The Thomas Road project (second on the list) is scheduled for this year. The other projects could be as much as 10 years out, if they are ever done at all. Each project will be considered individually before work is done, Worth said.

In fact, Worth listed in his email to Janik a group projects scheduled for lane reductions but which won’t be done because of their individual circumstances. Those include:

• McDowell Mountain Ranch Road from 105th Street to 108th Street. The city repaved earlier this year and drew up a design for re-striping with two lanes, but staff believed it did not provide any benefit over what was there originally so they did not do it.

• Hayden Road from McKellips Road to Indian School Road – Staff believed it not likely that the benefits would outweigh the negatives so they will not do it when they repave this section of Hayden.

• 128th Street north of Ranch Gate. This road crosses part of the preserve and the city is reclassifying it to emergency access only.

• 130th/132nd Street from Shea Boulevard to Via Linda. The transportation action plan reduced the classification for this road, but it was already constructed to two lanes so there are no lanes to remove.

• Bell Road from Thompson Peak Parkway to McDowell Mountain Ranch Road.
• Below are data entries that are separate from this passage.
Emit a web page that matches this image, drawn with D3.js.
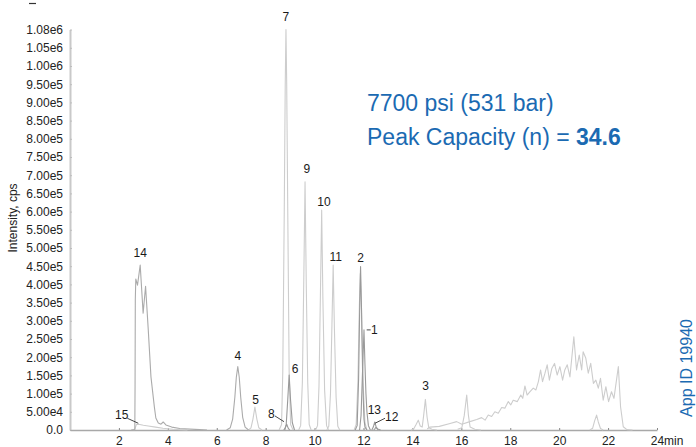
<!DOCTYPE html>
<html>
<head>
<meta charset="utf-8">
<script src="https://cdn.jsdelivr.net/npm/d3@7/dist/d3.min.js"></script>
<style>
  html, body { margin: 0; padding: 0; background: #fff; }
  svg { display: block; font-family: "Liberation Sans", Arial, Helvetica, sans-serif; }
</style>
</head>
<body>
<svg id="chart" width="696" height="447"></svg>
<script>
// Extracted-ion chromatogram traces: [retention time (min), intensity (cps)]
const peak15 = [[2.6,0],[2.66,4e3],[2.72,1.6e4],[2.85,1.5e4],[3.0,1.3e4],[3.2,1.1e4],[3.5,8e3],[3.8,5e3],[4.2,2e3],[4.8,0]];
const peak14 = [[2.5,0],[2.65,1e3],[2.66,1.2e5],[2.67,3.57e5],[2.69,4.15e5],[2.76,3.98e5],[2.87,4.53e5],[2.99,3.21e5],[3.09,3.95e5],[3.2,2.75e5],[3.31,1.46e5],[3.45,6.3e4],[3.51,3.3e4],[3.61,1.9e4],[3.72,1.6e4],[3.81,2.2e4],[3.92,1.4e4],[4.16,8e3],[4.49,4e3],[5.3,1e3],[5.6,0]];
const peak4 = [[6.4,0],[6.55,6e3],[6.65,3e4],[6.74,9e4],[6.8,1.45e5],[6.86,1.74e5],[6.92,1.45e5],[6.98,9e4],[7.06,3.5e4],[7.16,8e3],[7.3,0]];
const peak5 = [[7.3,0],[7.4,6e3],[7.48,3e4],[7.56,6.3e4],[7.64,3e4],[7.72,6e3],[7.85,0]];
const peak7 = [[8.55,0],[8.65,1.5e4],[8.7,1.6e5],[8.76,6.0e5],[8.8,9.5e5],[8.83,1.08e6],[8.86,9.5e5],[8.91,5.5e5],[8.96,1.6e5],[9.02,1.5e4],[9.12,0]];
const peak8 = [[8.74,0],[8.8,6e3],[8.86,1.6e4],[8.92,5e3],[8.98,0]];
const peak6 = [[8.78,0],[8.84,1.5e4],[8.9,8e4],[8.96,1.51e5],[9.02,8e4],[9.09,2e4],[9.18,0]];
const peak9 = [[9.35,0],[9.43,1.2e4],[9.5,1.3e5],[9.56,4.2e5],[9.61,6.82e5],[9.66,4.0e5],[9.72,1.3e5],[9.78,1.5e4],[9.86,0]];
const peak10 = [[10.04,0],[10.12,1.2e4],[10.18,1.2e5],[10.24,3.8e5],[10.29,6.04e5],[10.34,3.6e5],[10.41,1.1e5],[10.49,1.2e4],[10.57,0]];
const peak11 = [[10.5,0],[10.58,1e4],[10.65,1e5],[10.71,2.9e5],[10.76,4.53e5],[10.81,2.8e5],[10.88,9e4],[10.95,1e4],[11.03,0]];
const peak2b = [[11.62,0],[11.7,1.5e4],[11.77,1.3e5],[11.83,3.4e5],[11.87,4.3e5],[11.92,3.2e5],[11.99,1.2e5],[12.06,2e4],[12.14,0]];
const peak2 = [[11.66,0],[11.74,1.2e4],[11.8,1.4e5],[11.85,3.6e5],[11.88,4.49e5],[11.92,3.3e5],[11.97,1.3e5],[12.02,3e4],[12.06,8e3],[12.14,0]];
const peak1 = [[11.84,0],[11.9,4e4],[11.96,1.6e5],[12.02,2.75e5],[12.06,1.8e5],[12.1,1.0e5],[12.14,5e4],[12.2,1.2e4],[12.28,0]];
const peak13 = [[12.34,0],[12.4,8e3],[12.46,2.2e4],[12.52,8e3],[12.6,0]];
const peak12 = [[12.42,0],[12.47,4e3],[12.5,7e3],[12.58,3e3],[12.7,0]];
const peak3 = [[13.95,0],[14.05,3e3],[14.15,1.5e4],[14.24,2.7e4],[14.32,1.1e4],[14.4,8e3],[14.46,4e4],[14.53,8.4e4],[14.6,3.5e4],[14.67,6e3],[14.8,2e3],[15.0,0]];
const peak16 = [[15.85,2e3],[16.02,6e3],[16.12,4e4],[16.22,9.6e4],[16.29,4e4],[16.36,8e3],[16.55,2e3],[16.8,0]];
const lateHump = [[14.6,3e3],[14.72,8e3],[15.1,1e4],[15.54,1.8e4],[15.81,2.3e4],[16.02,1.6e4],[16.35,2.3e4],[16.63,2.9e4],[16.83,3.4e4],[16.97,2.7e4],[17.1,4.1e4],[17.24,3.7e4],[17.37,5.0e4],[17.51,4.6e4],[17.65,6.2e4],[17.78,6.0e4],[17.92,7.8e4],[18.02,6.9e4],[18.12,8.2e4],[18.29,7.8e4],[18.43,9.6e4],[18.51,8.7e4],[18.6,1.21e5],[18.69,9.6e4],[18.8,1.05e5],[18.94,1.15e5],[19.05,1.1e5],[19.15,1.33e5],[19.24,1.65e5],[19.32,1.33e5],[19.42,1.56e5],[19.51,1.79e5],[19.6,1.37e5],[19.7,1.69e5],[19.81,1.83e5],[19.92,1.51e5],[20.03,1.74e5],[20.14,1.37e5],[20.23,1.65e5],[20.33,1.79e5],[20.44,1.46e5],[20.6,2.56e5],[20.71,1.65e5],[20.82,2.06e5],[20.92,1.65e5],[20.98,2.15e5],[21.09,1.97e5],[21.19,1.56e5],[21.29,1.83e5],[21.4,1.28e5],[21.5,1.37e5],[21.6,1.15e5],[21.69,1.42e5],[21.8,8.2e4],[21.91,1.19e5],[22.02,7.8e4],[22.14,1.05e5],[22.24,8.7e4],[22.42,1.74e5],[22.51,6.4e4],[22.62,9e3],[22.77,1e3],[23.0,0]];
const peak21 = [[21.25,0],[21.37,5e3],[21.45,2.5e4],[21.53,4.1e4],[21.6,2.2e4],[21.69,4e3],[21.8,0]];

// Axis ticks
const xTicks = [2, 4, 6, 8, 10, 12, 14, 16, 18, 20, 22, 24];
const yTicks = [0, 5e4, 1e5, 1.5e5, 2e5, 2.5e5, 3e5, 3.5e5, 4e5, 4.5e5, 5e5, 5.5e5, 6e5, 6.5e5, 7e5, 7.5e5, 8e5, 8.5e5, 9e5, 9.5e5, 1e6, 1.05e6, 1.08e6];

// Annotation text
const titleLine1 = "7700 psi (531 bar)";
const titleLine2 = "Peak Capacity (n) = ";
const peakCapacity = "34.6";
const appId = "App ID 19940";

// Draw order (light traces underneath, darker ones on top) and stroke tones
const traces = [
  { id: "15", data: peak15, tone: "light" },
  { id: "hump", data: lateHump, tone: "light" },
  { id: "16", data: peak16, tone: "light" },
  { id: "21", data: peak21, tone: "light" },
  { id: "3", data: peak3, tone: "light" },
  { id: "5", data: peak5, tone: "light" },
  { id: "4", data: peak4, tone: "mid" },
  { id: "7", data: peak7, tone: "light" },
  { id: "9", data: peak9, tone: "light" },
  { id: "10", data: peak10, tone: "light" },
  { id: "11", data: peak11, tone: "light" },
  { id: "2b", data: peak2b, tone: "light" },
  { id: "14", data: peak14, tone: "mid" },
  { id: "6", data: peak6, tone: "dark" },
  { id: "8", data: peak8, tone: "dark" },
  { id: "2", data: peak2, tone: "dark" },
  { id: "1", data: peak1, tone: "dark" },
  { id: "13", data: peak13, tone: "dark" },
  { id: "12", data: peak12, tone: "dark" }
];
const toneStyle = {
  light: { stroke: "#cdcdcd", width: 1.1 },
  mid:   { stroke: "#ababab", width: 1.1 },
  dark:  { stroke: "#9a9a9a", width: 1.1 }
};

// Peak-number labels, placed relative to the apex of their trace (pixel offsets)
const labelLayout = [
  { id: "14", dx: 0, dy: -12.4 },
  { id: "15", dx: -14.8, dy: -9.2, lead: [-9.2, -5.9, 1.8, -0.9] },
  { id: "4", dx: 0, dy: -10.7 },
  { id: "5", dx: 0.8, dy: -7.8 },
  { id: "7", dx: 0, dy: -12.5 },
  { id: "8", dx: -15.4, dy: -10.9, lead: [-11.7, -8.2, -2.7, -2.5] },
  { id: "6", dx: 6, dy: -6.7 },
  { id: "9", dx: 1.7, dy: -13.5 },
  { id: "10", dx: 2.3, dy: -8.4 },
  { id: "11", dx: 2.5, dy: -8.4 },
  { id: "2", dx: 0.1, dy: -9.3 },
  { id: "1", dx: 10.3, dy: 0, lead: [2.7, 0, 6.7, 0] },
  { id: "13", dx: -0.4, dy: -12.7 },
  { id: "12", dx: 16, dy: -10.8, lead: [-0.7, -4.2, 9.3, -9.2] },
  { id: "3", dx: 0.3, dy: -13.4 }
];

const svg = d3.select("#chart");

const x = d3.scaleLinear().domain([0, 24]).range([70, 657]);
// top label marks the trace maximum, so the last segment is stretched to the axis top
const y = d3.scaleLinear().domain([0, 1.05e6, 1.08e6]).range([430, 47.8, 29.5]);

const fmtY = v => v === 0 ? "0.0" : d3.format(".2e")(v).replace("+", "");

// Y axis
const yAxis = svg.append("g")
  .attr("transform", "translate(70,0)")
  .call(d3.axisLeft(y).tickValues(yTicks).tickFormat(fmtY)
    .tickSizeInner(-2).tickSizeOuter(0).tickPadding(7));
yAxis.select(".domain").attr("stroke", "#c9c9c9").attr("stroke-width", 2);
yAxis.selectAll(".tick line").attr("stroke", "#bdbdbd");
yAxis.selectAll(".tick text").attr("font-size", 12).attr("fill", "#222")
  .attr("font-family", "'Liberation Sans', Arial, sans-serif");

// X axis
const xAxis = svg.append("g")
  .attr("transform", "translate(0,430)")
  .call(d3.axisBottom(x).tickValues(xTicks)
    .tickSizeInner(-2).tickSizeOuter(0).tickPadding(6));
xAxis.select(".domain").attr("stroke", "#a8a8a8").attr("stroke-width", 1.5);
xAxis.selectAll(".tick line").attr("stroke", "#888");
xAxis.selectAll(".tick text").attr("font-size", 12).attr("fill", "#222")
  .attr("font-family", "'Liberation Sans', Arial, sans-serif");

svg.append("text")
  .attr("x", 664).attr("y", 444.5)
  .attr("font-size", 12).attr("fill", "#222")
  .text("min");

// Y axis title
svg.append("text")
  .attr("transform", "translate(17,218) rotate(-90)")
  .attr("text-anchor", "middle")
  .attr("font-size", 12).attr("fill", "#222")
  .text("Intensity, cps");

// small mark at the top-left corner
svg.append("line")
  .attr("x1", 29).attr("x2", 36).attr("y1", 3.5).attr("y2", 3.5)
  .attr("stroke", "#333").attr("stroke-width", 1.2);

// Traces
const line = d3.line().x(d => x(d[0])).y(d => y(d[1]));
const traceGroup = svg.append("g").attr("fill", "none").attr("stroke-linejoin", "round");
traceGroup.selectAll("path")
  .data(traces)
  .join("path")
  .attr("d", d => line(d.data))
  .attr("stroke", d => toneStyle[d.tone].stroke)
  .attr("stroke-width", d => toneStyle[d.tone].width);

// Peak labels
const apexOf = id => {
  const t = traces.find(s => s.id === id);
  return t.data.reduce((a, b) => (b[1] > a[1] ? b : a));
};
const labelGroup = svg.append("g");
labelLayout.forEach(l => {
  const a = apexOf(l.id);
  const ax = x(a[0]), ay = y(a[1]);
  if (l.lead) {
    labelGroup.append("line")
      .attr("x1", ax + l.lead[0]).attr("y1", ay + l.lead[1])
      .attr("x2", ax + l.lead[2]).attr("y2", ay + l.lead[3])
      .attr("stroke", "#333").attr("stroke-width", 0.9);
  }
  labelGroup.append("text")
    .attr("x", ax + l.dx).attr("y", ay + l.dy + 4.3)
    .attr("text-anchor", "middle")
    .attr("font-size", 12).attr("fill", "#1a1a1a")
    .text(l.id);
});

// Run conditions
const blue = "#1b6ab2";
svg.append("text")
  .attr("x", 367).attr("y", 111)
  .attr("font-size", 23).attr("fill", blue)
  .text(titleLine1);
const t2 = svg.append("text")
  .attr("x", 367).attr("y", 145)
  .attr("font-size", 23).attr("fill", blue);
t2.append("tspan").text(titleLine2);
t2.append("tspan").attr("font-weight", "bold").text(peakCapacity);

svg.append("text")
  .attr("transform", "translate(692,368) rotate(-90)")
  .attr("text-anchor", "middle")
  .attr("font-size", 16).attr("fill", blue)
  .text(appId);
</script>
</body>
</html>
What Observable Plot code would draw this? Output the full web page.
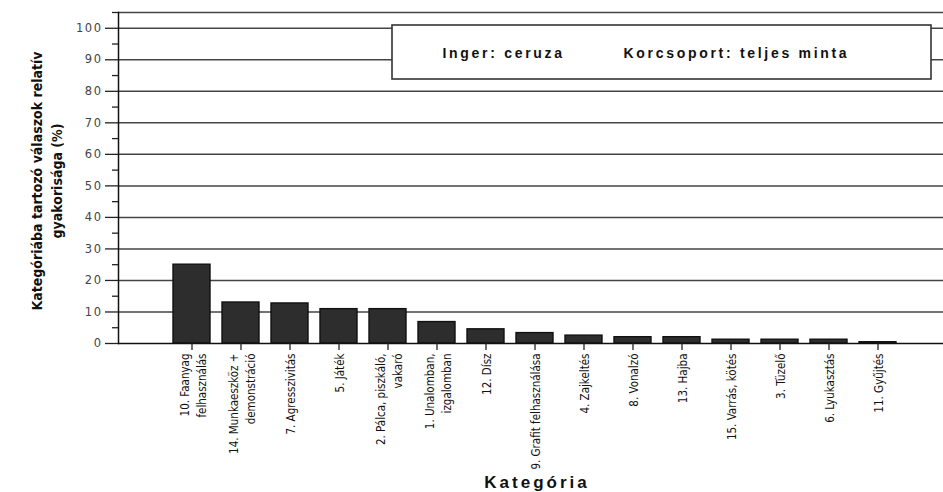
<!DOCTYPE html>
<html>
<head>
<meta charset="utf-8">
<script src="https://cdn.jsdelivr.net/npm/d3@7"></script>
<script src="https://cdn.jsdelivr.net/npm/@observablehq/plot@0.6"></script>
<style>
  html, body { margin: 0; padding: 0; background: #fff; }
  #chart { position: relative; width: 943px; height: 492px; }
</style>
</head>
<body>
<div id="chart"></div>
<script>
const categories = [
  "10. Faanyag\nfelhasználás",
  "14. Munkaeszköz +\ndemonstráció",
  "7. Agresszivitás",
  "5. Játék",
  "2. Pálca, piszkáló,\nvakaró",
  "1. Unalomban,\nizgalomban",
  "12. Dísz",
  "9. Grafit felhasználása",
  "4. Zajkeltés",
  "8. Vonalzó",
  "13. Hajba",
  "15. Varrás, kötés",
  "3. Tüzelő",
  "6. Lyukasztás",
  "11. Gyűjtés"
];
const values = [25.0, 13.0, 12.7, 10.9, 10.9, 6.8, 4.5, 3.3, 2.5, 2.0, 2.0, 1.2, 1.2, 1.2, 0.4];
const yTicks = [0, 10, 20, 30, 40, 50, 60, 70, 80, 90, 100];
const yMinorTicks = [5, 15, 25, 35, 45, 55, 65, 75, 85, 95, 105];
const gridValues = [10, 20, 30, 40, 50, 60, 70, 80, 90, 100, 105];
const yTitle = "Kategóriába tartozó válaszok relatív\ngyakorisága (%)";
const xTitle = "Kategória";
const legendItems = ["Inger: ceruza", "Korcsoport: teljes minta"];

const data = categories.map((c, i) => ({cat: c, value: values[i]}));
const narrow = "'Liberation Sans Narrow', 'DejaVu Sans Condensed', 'Arial Narrow', sans-serif";

const legendBox = () => {
  const g = d3.create("svg:g");
  g.append("rect")
    .attr("x", 392).attr("y", 25).attr("width", 539).attr("height", 54)
    .attr("fill", "#fff").attr("stroke", "#333").attr("stroke-width", 1.6);
  return g.node();
};

const chart = Plot.plot({
  width: 943,
  height: 492,
  marginLeft: 118,
  marginRight: 0,
  marginTop: 12,
  marginBottom: 149,
  style: {fontFamily: "'Liberation Sans', Arial, sans-serif", background: "#fff"},
  x: {domain: categories, insetLeft: 36, insetRight: 28, padding: 0.245, label: null, axis: null},
  y: {domain: [0, 105], label: null, axis: null},
  marks: [
    Plot.ruleY(gridValues, {stroke: "#444", strokeWidth: 1.5}),
    Plot.barY(data, {x: "cat", y: "value", fill: "#2d2d2d", stroke: "#111", strokeWidth: 1.4}),
    Plot.ruleY([0], {stroke: "#111", strokeWidth: 1.5}),
    Plot.frame({anchor: "left", stroke: "#111", strokeWidth: 1.5}),
    Plot.axisY({ticks: yTicks, tickSize: 13, tickPadding: 3, fontSize: 11.5, fill: "#444", stroke: "#222", strokeWidth: 1.3, label: null, fontFamily: "'DejaVu Sans', Verdana, sans-serif"}),
    Plot.axisY({ticks: yMinorTicks, tickSize: 6, text: null, stroke: "#222", strokeWidth: 1.3, label: null}),
    Plot.axisX({tickSize: 7, text: null, stroke: "#222", strokeWidth: 1.3, label: null}),
    Plot.text(data, {
      x: "cat", y: 0, text: "cat", rotate: -90, textAnchor: "end", lineAnchor: "middle",
      dy: 10, fontSize: 11.5, lineHeight: 1.45, fontFamily: narrow, fill: "#111"
    }),
    Plot.text([yTitle], {
      frameAnchor: "left", dx: -73, dy: 3, rotate: -90, textAnchor: "middle", lineAnchor: "middle",
      fontSize: 14, fontWeight: "bold", lineHeight: 1.4, fontFamily: narrow, fill: "#111",
      className: "ytitle"
    }),
    Plot.text([xTitle], {
      frameAnchor: "bottom", dx: 6, dy: 144, fontSize: 17, fontWeight: "bold",
      fill: "#111", className: "xtitle"
    }),
    legendBox,
    Plot.text([legendItems[0]], {
      frameAnchor: "top-left", dx: 442 - 118, dy: 36, textAnchor: "start",
      fontSize: 14, fontWeight: "bold", fill: "#111", className: "leg"
    }),
    Plot.text([legendItems[1]], {
      frameAnchor: "top-left", dx: 623 - 118, dy: 36, textAnchor: "start",
      fontSize: 14, fontWeight: "bold", fill: "#111", className: "leg"
    })
  ]
});
d3.select(chart).selectAll(".xtitle text").style("letter-spacing", "3px");
d3.select(chart).selectAll(".leg text").style("letter-spacing", "2.7px");
d3.select(chart).selectAll(".ytitle text").style("font-stretch", "condensed");
d3.select(chart).selectAll("[aria-label='y-axis tick label'] text").style("letter-spacing", "1.5px");
document.getElementById("chart").appendChild(chart);
</script>
</body>
</html>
The transportation action plan reduced the classification for this road, but it was already constructed to two lanes so there are no lanes to remove.

All road narrowing projects were chosen because those stretches of road carry about 50% of the traffic they are capable of moving, Worth said.
Future lane reductions will be considered when streets are scheduled to be repaved.

Worth noted the city is not physically narrowing the streets. The city is simply re-striping the roads to accommodate bike lanes, and if traffic picks up on any given road, it can be switched back to the extra car lanes.

“It’s very easily reversible,” Worth said.

But that is cold comfort for those like Councilwoman Kathy Littlefield, who see the lane reduction plan as an attempt to force people out of their cars and onto bikes or mass transit.

“That’s a way to control how and where people can go,” Littlefield said.
Like Janik, Littlefield too says shes received “hundreds of emails” about lane reductions and “99.9% of them are against it.”

Residents paid for the roads with their taxes and they want them expanded, not to have traffic lanes reduced, Littlefield said.
Littlefield and Janik both feel the question of lane reductions should be on the ballot, and Littlefield intends to call for that at the April 18 council meeting.

In the meantime, Whitehead asked to have a meeting to discuss the lane reduction projects in the transportation action plan and include a section that would explain the procedure and timetable.

She added lane reductions are about public safety, not part of a plan to push people out of their cars.

“The city’s foremost responsibility is public safety,” Whitehead said. “On roads, our traffic engineers are tasked with improving traffic flow and increasing safety. Never in my 27 years in Scottsdale have I seen a street project designed to make traffic worse.”

Whitehead noted there have been three lane reduction projects in the past 20 years in Scottsdale and Littlefield made the motion to approve the last one (Indian School Road from 60th Street to Goldwater Boulevard), which was approved unanimously by council.